China's property bond bubble is back

IFR 2153 1 October to 7 October 2016
6 min read
Jonathan Rogers

HAVING WATCHED VARIOUS bubbles expand in global capital markets since the financial crisis, the recent re-emergence of the China property bubble gives me the most pause.

I had thought the cooling measures put in place by China’s financial authorities three years ago had definitively done their trick and any subsequent price appreciation would be iteratively measured and slow.

I was wrong. And thanks to gains in the high 20%s in Shanghai and Beijing and around 40% in some of the other top tier cities, the asset class that dared not speak its name – offshore China property debt – is back again as if the wobble never happened.

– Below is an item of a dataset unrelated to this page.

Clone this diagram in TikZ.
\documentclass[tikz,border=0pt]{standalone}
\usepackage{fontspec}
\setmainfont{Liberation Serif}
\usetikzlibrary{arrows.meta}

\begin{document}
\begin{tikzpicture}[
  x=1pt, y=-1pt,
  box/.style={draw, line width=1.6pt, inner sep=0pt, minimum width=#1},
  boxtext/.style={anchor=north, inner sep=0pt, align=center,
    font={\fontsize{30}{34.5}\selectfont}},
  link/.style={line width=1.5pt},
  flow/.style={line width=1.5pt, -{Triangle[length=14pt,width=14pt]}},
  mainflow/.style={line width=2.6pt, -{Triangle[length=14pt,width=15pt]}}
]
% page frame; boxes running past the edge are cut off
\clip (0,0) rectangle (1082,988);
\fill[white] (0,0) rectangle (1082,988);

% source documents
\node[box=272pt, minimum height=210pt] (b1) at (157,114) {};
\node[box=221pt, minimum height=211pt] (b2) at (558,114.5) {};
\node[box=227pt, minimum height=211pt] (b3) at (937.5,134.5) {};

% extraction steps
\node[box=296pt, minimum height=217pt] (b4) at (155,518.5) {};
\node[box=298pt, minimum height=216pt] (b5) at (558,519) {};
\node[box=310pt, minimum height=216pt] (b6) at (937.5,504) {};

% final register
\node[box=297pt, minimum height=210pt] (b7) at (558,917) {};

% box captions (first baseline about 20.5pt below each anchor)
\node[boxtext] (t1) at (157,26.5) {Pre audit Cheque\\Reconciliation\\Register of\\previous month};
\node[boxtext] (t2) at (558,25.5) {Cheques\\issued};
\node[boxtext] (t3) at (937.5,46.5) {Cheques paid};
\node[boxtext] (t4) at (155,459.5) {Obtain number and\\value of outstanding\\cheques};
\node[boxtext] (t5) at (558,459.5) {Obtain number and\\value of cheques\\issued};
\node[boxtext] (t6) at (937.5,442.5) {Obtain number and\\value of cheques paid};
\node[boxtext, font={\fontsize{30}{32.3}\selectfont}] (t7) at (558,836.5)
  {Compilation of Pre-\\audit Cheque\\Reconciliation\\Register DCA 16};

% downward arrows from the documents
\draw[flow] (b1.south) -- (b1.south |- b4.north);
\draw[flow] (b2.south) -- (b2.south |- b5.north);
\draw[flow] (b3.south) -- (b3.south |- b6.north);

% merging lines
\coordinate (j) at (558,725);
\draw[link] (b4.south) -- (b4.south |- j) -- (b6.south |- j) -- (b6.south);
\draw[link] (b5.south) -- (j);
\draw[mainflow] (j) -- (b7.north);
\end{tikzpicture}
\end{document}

Indeed, developer Country Garden managed to print its lowest offshore coupon, a miserly 5%, just a few weeks back, smashing through the 7.5% it had achieved with its last dollar foray just over 18 months ago.

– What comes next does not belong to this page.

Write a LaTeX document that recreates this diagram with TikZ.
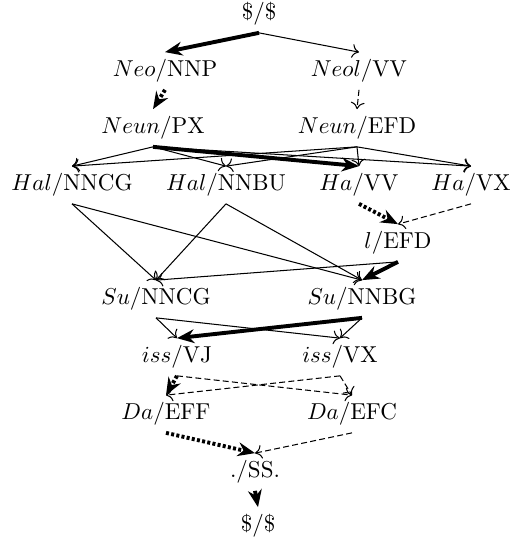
\documentclass[tikz,border=0pt]{standalone}
\usetikzlibrary{arrows.meta}
\begin{document}
\begin{tikzpicture}[x=0.4348pt,y=-0.4348pt,
  lbl/.style={inner sep=3pt},
  plain/.style={-{To[length=3pt,width=6pt]}, line width=0.45pt},
  best/.style={-{Stealth[length=7.5pt,width=6pt]}, line width=1.7pt},
  bestdot/.style={best, dash pattern=on 1.3pt off 1pt},
  cand/.style={plain, dash pattern=on 2.6pt off 1.4pt}]
\useasboundingbox (0,0) rectangle (519,539);
\node[lbl] (top)     at (259,14)  {\$/\$};
\node[lbl] (neo)     at (165,71)  {$Neo/\mathrm{NNP}$};
\node[lbl] (neol)    at (359,71)  {$Neol/\mathrm{VV}$};
\node[lbl] (neunpx)  at (153,128) {$Neun/\mathrm{PX}$};
\node[lbl] (neunefd) at (357,128) {$Neun/\mathrm{EFD}$};
\node[lbl] (halcg)   at (72,185)  {$Hal/\mathrm{NNCG}$};
\node[lbl] (halbu)   at (226,185) {$Hal/\mathrm{NNBU}$};
\node[lbl] (havv)    at (359,185) {$Ha/\mathrm{VV}$};
\node[lbl] (havx)    at (471,185) {$Ha/\mathrm{VX}$};
\node[lbl] (lefd)    at (398,243) {$l/\mathrm{EFD}$};
\node[lbl] (sucg)    at (156,299) {$Su/\mathrm{NNCG}$};
\node[lbl] (subg)    at (362,299) {$Su/\mathrm{NNBG}$};
\node[lbl] (issvj)   at (177,357) {$iss/\mathrm{VJ}$};
\node[lbl] (issvx)   at (340,357) {$iss/\mathrm{VX}$};
\node[lbl] (daeff)   at (166,414) {$Da/\mathrm{EFF}$};
\node[lbl] (daefc)   at (352,414) {$Da/\mathrm{EFC}$};
\node[lbl] (ss)      at (255,472) {./SS.};
\node[lbl] (bot)     at (258,526) {\$/\$};
% thin candidate arcs
\draw[plain] (top.south) -- (neol.north);
\draw[plain] (neunpx.south) -- (halcg.north);
\draw[plain] (neunpx.south) -- (halbu.north);
\draw[plain] (neunpx.south) -- (havx.north);
\draw[plain] (neunefd.south) -- (halcg.north);
\draw[plain] (neunefd.south) -- (halbu.north);
\draw[plain] (neunefd.south) -- (havv.north);
\draw[plain] (neunefd.south) -- (havx.north);
\draw[plain] (halcg.south) -- (sucg.north);
\draw[plain] (halcg.south) -- (subg.north);
\draw[plain] (halbu.south) -- (sucg.north);
\draw[plain] (halbu.south) -- (subg.north);
\draw[plain] (lefd.south) -- (sucg.north);
\draw[plain] (sucg.south) -- (issvj.north);
\draw[plain] (sucg.south) -- (issvx.north);
\draw[plain] (subg.south) -- (issvx.north);
% dashed candidate arcs
\draw[cand] (neol.south) -- (neunefd.north);
\draw[cand] (havx.south) -- (lefd.north);
\draw[cand] (issvj.south) -- (daefc.north);
\draw[cand] (issvx.south) -- (daeff.north);
\draw[cand] (issvx.south) -- (daefc.north);
\draw[cand] (daefc.south) -- (ss.north);
% best path
\draw[best] (top.south) -- (neo.north);
\draw[bestdot] (neo.south) -- (neunpx.north);
\draw[best] (neunpx.south) -- (havv.north);
\draw[bestdot] (havv.south) -- (lefd.north);
\draw[best] (lefd.south) -- (subg.north);
\draw[best] (subg.south) -- (issvj.north);
\draw[bestdot] (issvj.south) -- (daeff.north);
\draw[bestdot] (daeff.south) -- (ss.north);
\draw[best] (ss.south) -- (bot.north);
\end{tikzpicture}
\end{document}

If anything was required to show China property bonds are back in vogue, it was this deal, which came just ahead of the latest US Fed policy meeting and was well supported by private bank clients. Perhaps they know something I don’t.

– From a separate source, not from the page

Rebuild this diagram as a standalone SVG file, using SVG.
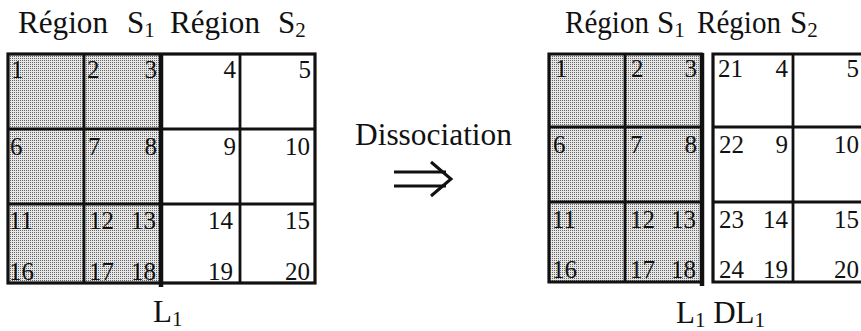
<svg xmlns="http://www.w3.org/2000/svg" width="861" height="331" viewBox="0 0 861 331">
<style>
text{font-family:"Liberation Serif","Times New Roman",serif;fill:#111}
.t{font-size:31px}
.n{font-size:25px}
.r{text-anchor:end}
.sub{font-size:21px}
.ln{stroke:#111;stroke-width:2.8;fill:none}
.bd{stroke:#111;stroke-width:3.2;fill:none}
.thk{stroke:#111;stroke-width:4.5;fill:none}
.shade{fill:url(#dots)}
</style>
<defs>
<pattern id="dots" width="2" height="2" patternUnits="userSpaceOnUse">
<rect width="2" height="2" fill="#e6e6e6"/>
<rect width="1" height="1" fill="#666"/>
</pattern>
</defs>
<rect width="861" height="331" fill="#fff"/>

<g id="title-left">
<text class="t" x="18" y="33" textLength="90" lengthAdjust="spacingAndGlyphs">Région</text>
<text class="t" x="127" y="33">S<tspan class="sub" dy="4">1</tspan></text>
<text class="t" x="170" y="33" textLength="90" lengthAdjust="spacingAndGlyphs">Région</text>
<text class="t" x="278" y="33">S<tspan class="sub" dy="4">2</tspan></text>
</g>

<g id="grid-L1">
<rect class="shade" x="8" y="54" width="154" height="229"/>
<path class="ln" d="M84 54V283M240 54V283M8 129H315M8 204H315"/>
<rect class="bd" x="8" y="54" width="307" height="229"/>
<path class="thk" d="M161 53V287"/>
<text class="n" x="11" y="78">1</text>
<text class="n" x="87" y="78">2</text>
<text class="n r" x="157" y="78">3</text>
<text class="n r" x="236" y="78">4</text>
<text class="n r" x="311" y="78">5</text>
<text class="n" x="10" y="155">6</text>
<text class="n" x="88" y="155">7</text>
<text class="n r" x="157" y="155">8</text>
<text class="n r" x="236" y="155">9</text>
<text class="n r" x="310" y="155">10</text>
<text class="n" x="9" y="229">11</text>
<text class="n" x="89" y="229">12</text>
<text class="n r" x="156" y="229">13</text>
<text class="n r" x="233" y="229">14</text>
<text class="n r" x="310" y="229">15</text>
<text class="n" x="9" y="280">16</text>
<text class="n" x="89" y="280">17</text>
<text class="n r" x="156" y="280">18</text>
<text class="n r" x="233" y="280">19</text>
<text class="n r" x="310" y="280">20</text>
<text class="t" x="153" y="322">L<tspan class="sub" dy="4">1</tspan></text>
</g>

<g id="title-right">
<text class="t" x="565" y="33" textLength="84" lengthAdjust="spacingAndGlyphs">Région</text>
<text class="t" x="657" y="33">S<tspan class="sub" dy="4">1</tspan></text>
<text class="t" x="697" y="33" textLength="84" lengthAdjust="spacingAndGlyphs">Région</text>
<text class="t" x="790" y="33">S<tspan class="sub" dy="4">2</tspan></text>
</g>

<g id="grid-S1-right">
<rect class="shade" x="549" y="54" width="154" height="228"/>
<path class="ln" d="M625 54V282M549 127H703M549 202H703"/>
<path class="bd" d="M703 54H549V282H703"/>
<path class="thk" d="M702 53V286"/>
<text class="n" x="555" y="77">1</text>
<text class="n" x="631" y="77">2</text>
<text class="n r" x="697" y="77">3</text>
<text class="n" x="553" y="153">6</text>
<text class="n" x="630" y="153">7</text>
<text class="n r" x="697" y="153">8</text>
<text class="n" x="552" y="228">11</text>
<text class="n" x="630" y="228">12</text>
<text class="n r" x="696" y="228">13</text>
<text class="n" x="552" y="278">16</text>
<text class="n" x="630" y="278">17</text>
<text class="n r" x="696" y="278">18</text>
</g>

<g id="grid-DL1-right">
<path class="ln" d="M793 54V282M713 127H870M713 202H870"/>
<path class="bd" d="M870 54H713V282H870"/>
<text class="n" x="718" y="77">21</text>
<text class="n r" x="788" y="77">4</text>
<text class="n r" x="859" y="77">5</text>
<text class="n" x="719" y="153">22</text>
<text class="n r" x="788" y="153">9</text>
<text class="n r" x="859" y="153">10</text>
<text class="n" x="719" y="228">23</text>
<text class="n r" x="788" y="228">14</text>
<text class="n r" x="859" y="228">15</text>
<text class="n" x="719" y="278">24</text>
<text class="n r" x="788" y="278">19</text>
<text class="n r" x="859" y="278">20</text>
<text class="t" x="676" y="323">L<tspan class="sub" dy="4">1</tspan><tspan dy="-4"> DL</tspan><tspan class="sub" dy="4">1</tspan></text>
</g>

<g id="connectors">
<text class="t" x="355" y="145" textLength="157" lengthAdjust="spacingAndGlyphs">Dissociation</text>
<path d="M394 172H446M394 186H446" stroke="#111" stroke-width="3" fill="none"/>
<path d="M431 162L451 179L431 196" stroke="#111" stroke-width="3" fill="none" stroke-linejoin="miter"/>
</g>
</svg>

I would like to have heard the sales pitch: no doubt the usual private bank leverage of up to 35% was offered to high-net-worth clients for the privilege of booking the paper.

Presumably they didn’t heed the recent warning of China’s richest man Wang Jianlin, who believes China’s property market is witnessing the inflation of a dangerous bubble

PRESUMABLY THEY DIDN’T heed the recent warning of China’s richest man Wang Jianlin, the owner of real estate and entertainment conglomerate Dalian Wanda. Wang believes China’s property market is witnessing the inflation of a dangerous bubble, whereby the market’s bifurcation in favour of the bigger cities is masking the problems elsewhere, with reams of newly developed property left unsold in the country’s smaller cities.

Indeed, Mr Wang has been spending his time steering his company away from real estate and towards a focus on its entertainment portfolio, with a recent purchase of Hollywood studio Legendary Entertainment to the tune of US$3.5bn adding to other US entertainment assets he has accumulated over the past few years.

He wasn’t alone in seeking to make a big switch out of the Chinese property market and to cash in on its glory years by reinventing. Hui Ka Yan of developer China Evergrande had the same thinking in seeking to transform the Hong Kong listed-company from property developer to something else; in this case to a consumer goods conglomerate, via a large investment programme that saw the company take stakes in a ream of non-core businesses.

Evergrande is nothing if not colourful. I recall the drama of a company called Citron Research claiming in an “independent research note” around four years ago the company was essentially insolvent and engaged in fraudulent practices, including bribery.

Citron’s owner Andrew Left sold Evergrande’s stock short, and it worked; he sent the stock down 20% in a day. Mr Hui did not take kindly to the attack, warning the penalty for spreading untruths in China is death, and nor did Hong Kong regulators.

A recent ruling from Hong Kong’s Market Misconduct Tribunal found Left guilty of market misconduct. No punishment has yet been fixed, but Mr Left will doubtless be thankful Mr Hui’s words came to nothing.

What’s interesting about Mr Hui’s approach to business is that after batting for a full-scale change of his company’s business model he now appears to be rushing straight back into the China property market again. This partially comprises the purchase last month of a chunky holding in mainland real estate rival China Vanke, the country’s biggest developer in sales terms.

That might be the right thing to do in the context of China’s re-expanding property bubble, but it comes in a different context to the way things were in 2014 when he set about forging a different route for the company. Debt has ballooned at Evergrande to around four times common equity.

I WONDER JUST how this latest property frenzy will play out for the big players who are mostly sitting on similar metrics to Evergrande.

A likely outcome from where I sit is there will be a rash of “pay-to-play” debt purchases made by the bigger companies by taking stakes in the debt of their smaller rivals. For those such as myself with long memories, it bears contemplating that back in 2011 the due 2018s of Country Garden were trading at a yield-to-maturity of 25%. A similar price point had been reached just as the global financial crisis was in full bloom.

And yet we recently saw a 5% print on a 7 NC 4 bond from that very issuer. The ratings downgrade dynamic is in full swing in Asia and you would have to be a super bull of China real estate to not imagine we could easily revisit those stratospheric yield levels again.

Far from buying each others’ equity I imagine the only way to play the bursting of the new China property bubble will to be to purchase some senior secured debt in your rival and try to get your hands on a big chunk of their equity during a restructuring.

After that, you can get on with your new business of selling movies and widgets to the Americans.